Brown was typically business-like in his interview. He clearly regards "getting on with the job" as the only way to regain the initiative after the non-election fiasco. Cameron gave a very different interview to Michael Parkinson on ITV last night.
Of course, it was a very different stage to Brown's, but the Tory leader passed the test (in front of a much bigger audience). He does up close and personal well, and again talked movingly about his disabled son. And he had a very funny story about Kate Moss, who asked for his phone number - but only because she mistook him for a plumber after he burbled on about the floods at her Oxfordshire home when they met at a charity event.
Brown has also known personal tragedy but does not like speaking in public about his family. We should respect that, but the PM does need to connect more with ordinary people and maybe his aides should give Parky a ring.

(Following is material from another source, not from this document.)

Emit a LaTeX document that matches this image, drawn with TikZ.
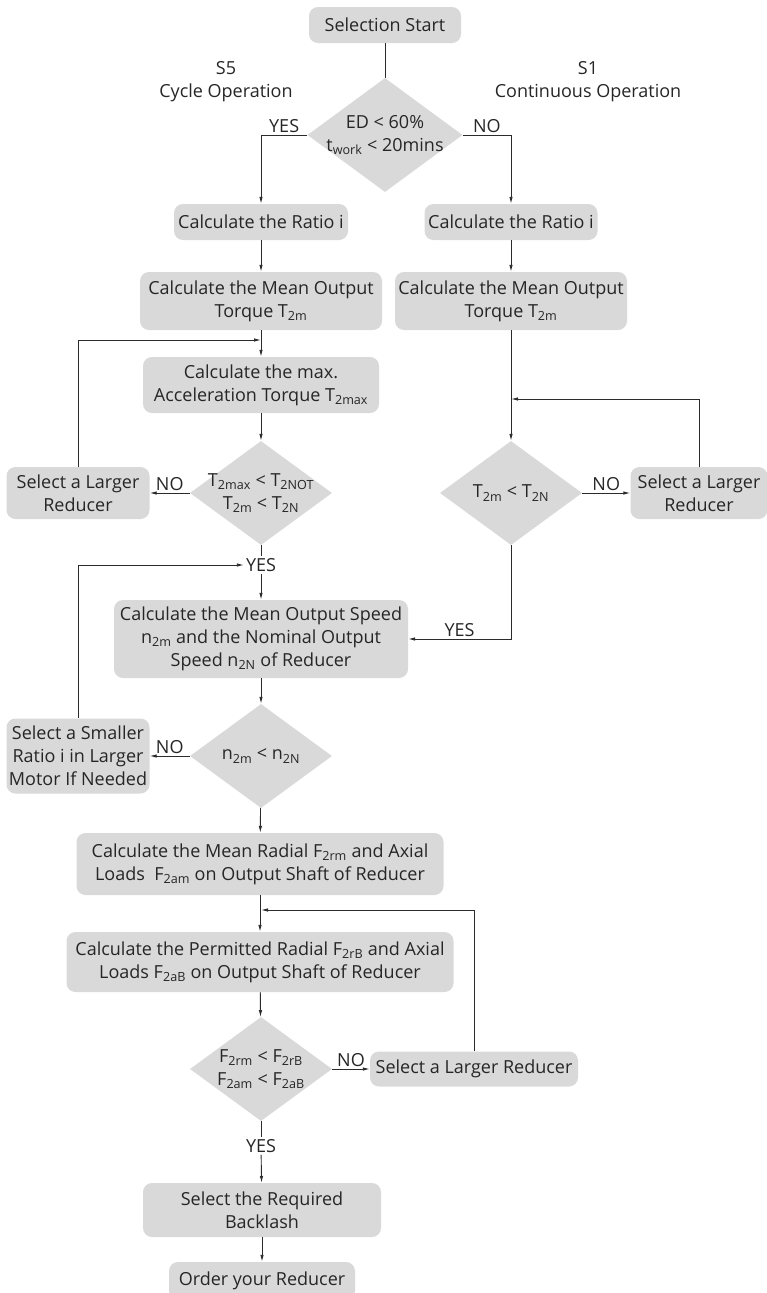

P.S. There's an intriguing opinion poll in today's Sunday Express. Although the ICM survey shows the Tories (on 43%) eight points ahead of Labour (35%) with the Liberal Democrats on 15%, Brown is trusted more than Cameron on the economy, avoiding a recesssion, defence, health, law and order and education. The only issue on which the Tory leader is ahead is immigration. Although Mr Cameron is more likeable, Brown is seen as more popular, trustworthy, a strong leader, a conviction politician, courageous and understanding ordinary people. Which all makes the headline "Cameron storms eight points ahead of Brown" rather misleading, and shows that Plumber Dave still has a hell of a lot of work to do.

He was great on Parky. And the Kate Moss story was marvellous. I'm no Cameron fan but he does come across well on the box. But that's no reason to make him PM now, is it?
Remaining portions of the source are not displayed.